For a while, Gayler considered getting arrested, to make a point. But he relented and moved the six feet, a short distance to maintain a little peace.
.3
Because of his diabetes, Gayler says his doctors frowned on the fast. If he didn't get his glucose levels under control, they warned him, he'd suffer impaired brain functions. "Which I can't afford to do or experience at this point," he admits.
So he has to check his insulin levels several times a day. If his levels are high, he can administer the hormone with a pump attached to his stomach that injects insulin directly into his body. Less than an hour after officials ordered him to move his tent, he realizes his levels are low. He presses the pump three times, allowing .1, .2., .3 units of insulin to enter his system.
He says that even though his doctors are worried, he's not.
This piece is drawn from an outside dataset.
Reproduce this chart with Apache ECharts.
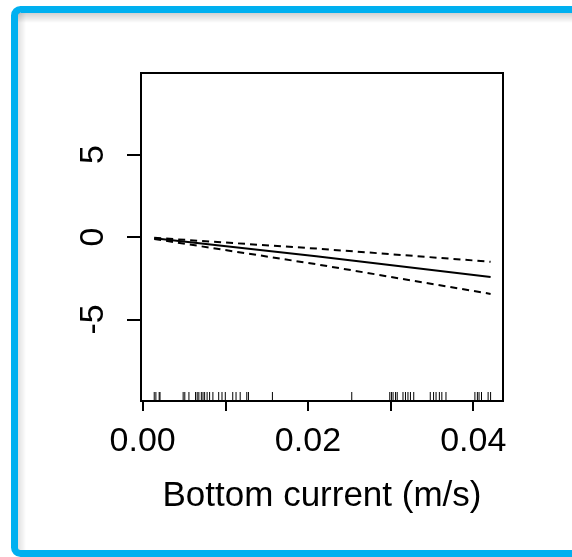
<!DOCTYPE html>
<html>
<head>
<meta charset="utf-8">
<script src="https://cdn.jsdelivr.net/npm/echarts@6/dist/echarts.min.js"></script>
<style>
  html, body { margin: 0; padding: 0; background: #fff; }
  #main { width: 572px; height: 557px; }
</style>
</head>
<body>
<div id="main"></div>
<script>
// smooth term for bottom current, with its two confidence bands
const xs = [0.0014, 0.021, 0.0421];
const fit = [-0.08, -1.17, -2.42];
const upper = [-0.05, -0.7, -1.5];
const lower = [-0.12, -1.65, -3.45];

// rug of observed bottom current values
const rug = [
  0.0014, 0.0016, 0.0020, 0.0021, 0.0049, 0.0051, 0.0056, 0.0064, 0.0066,
  0.0068, 0.0071, 0.0073, 0.0075, 0.0078, 0.0081, 0.0085, 0.0092, 0.0096,
  0.0100, 0.0109, 0.0113, 0.0118, 0.0126, 0.0128, 0.0157, 0.0253, 0.0299,
  0.0301, 0.0303, 0.0306, 0.0308, 0.0315, 0.0318, 0.0321, 0.0324, 0.0328,
  0.0348, 0.0352, 0.0355, 0.0359, 0.0362, 0.0367, 0.0402, 0.0405, 0.0407,
  0.0410, 0.0418, 0.0421
];

const xTicks = [0, 0.01, 0.02, 0.03, 0.04];
const xLabels = [0, 0.02, 0.04];
const yTicks = [-5, 0, 5];

const font = '"Liberation Sans", Arial, sans-serif';
const pair = (a, b) => a.map((v, i) => [v, b[i]]);

const chart = echarts.init(document.getElementById('main'));

chart.setOption({
  animation: false,
  graphic: [
    // inner shadow strips
    {
      type: 'rect', shape: { x: 18, y: 13, width: 560, height: 10 },
      style: { fill: new echarts.graphic.LinearGradient(0, 0, 0, 1, [
        { offset: 0, color: 'rgba(0,0,0,0.18)' }, { offset: 1, color: 'rgba(0,0,0,0)' }]) },
      silent: true
    },
    {
      type: 'rect', shape: { x: 18, y: 13, width: 8, height: 538 },
      style: { fill: new echarts.graphic.LinearGradient(0, 0, 1, 0, [
        { offset: 0, color: 'rgba(0,0,0,0.12)' }, { offset: 1, color: 'rgba(0,0,0,0)' }]) },
      silent: true
    },
    // blue frame
    {
      type: 'rect',
      shape: { x: 14.5, y: 9.5, width: 600, height: 544, r: 6 },
      style: { fill: 'none', stroke: '#00b0f0', lineWidth: 7 },
      silent: true
    }
  ],
  grid: {
    left: 141, top: 73, width: 362, height: 328,
    show: true, borderColor: '#000', borderWidth: 2, backgroundColor: 'transparent'
  },
  xAxis: {
    type: 'value',
    min: -0.0002, max: 0.0436,
    name: 'Bottom current (m/s)',
    nameLocation: 'middle',
    nameGap: 78,
    nameTextStyle: { color: '#000', fontSize: 35, fontFamily: font },
    axisLine: { show: false, onZero: false },
    splitLine: { show: false },
    axisTick: {
      show: true, inside: false, length: 10, customValues: xTicks,
      lineStyle: { color: '#000', width: 2 }
    },
    axisLabel: {
      customValues: xLabels, margin: 24,
      color: '#000', fontSize: 34, fontFamily: font,
      formatter: v => v.toFixed(2)
    }
  },
  yAxis: {
    type: 'value',
    min: -9.94, max: 9.94,
    axisLine: { show: false, onZero: false },
    splitLine: { show: false },
    axisTick: {
      show: true, length: 14, customValues: yTicks,
      lineStyle: { color: '#000', width: 2 }
    },
    axisLabel: {
      customValues: yTicks, rotate: 90, margin: 30,
      color: '#000', fontSize: 34, fontFamily: font
    }
  },
  series: [
    {
      type: 'line', data: pair(xs, fit), symbol: 'none',
      lineStyle: { color: '#000', width: 2 }
    },
    {
      type: 'line', data: pair(xs, upper), symbol: 'none',
      lineStyle: { color: '#000', width: 2, type: [7, 5] }
    },
    {
      type: 'line', data: pair(xs, lower), symbol: 'none',
      lineStyle: { color: '#000', width: 2, type: [7, 5] }
    },
    {
      type: 'custom',
      data: rug.map(v => [v]),
      renderItem: (params, api) => {
        const p = api.coord([api.value(0), -9.94]);
        return {
          type: 'line',
          shape: { x1: p[0], y1: p[1], x2: p[0], y2: p[1] - 9 },
          style: { stroke: '#000', lineWidth: 1 }
        };
      }
    }
  ]
});
</script>
</body>
</html>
He feels he has little choice but to be at the Federal Building. "I dodged bullets for three years for an unjustified war and risked my life for the wrong reasons," he says. "I think I'm willing to put myself at risk for the right reasons."
5:01
With less than a week left, Gayler has his sights set on 5 a.m., Sept. 21. That local time equates with noon Greenwich Mean Time on the International Day of Peace. It's at that point Gayler -- and he hopes others who want to join him -- will pray for peace for one minute, just 60 seconds. "People can be in their bed, in their car, in their office, walking, in the shower. It doesn't matter where they are," he says.
And when that one minute is done, when his 32-day fast meets its end at 5:01 a.m., Gayler says he plans to pack up his tent, hand it to the homeless man whose backpack caused an early morning shutdown of part of Second Avenue, and begin the slow transition to food. Because by then, he'll have made it. And he knows he'll reach his goal. "Nothing is going to stop me from doing this," he says. "Nothing. No one."
Come Sept. 21, everyone will get to find out if he's right.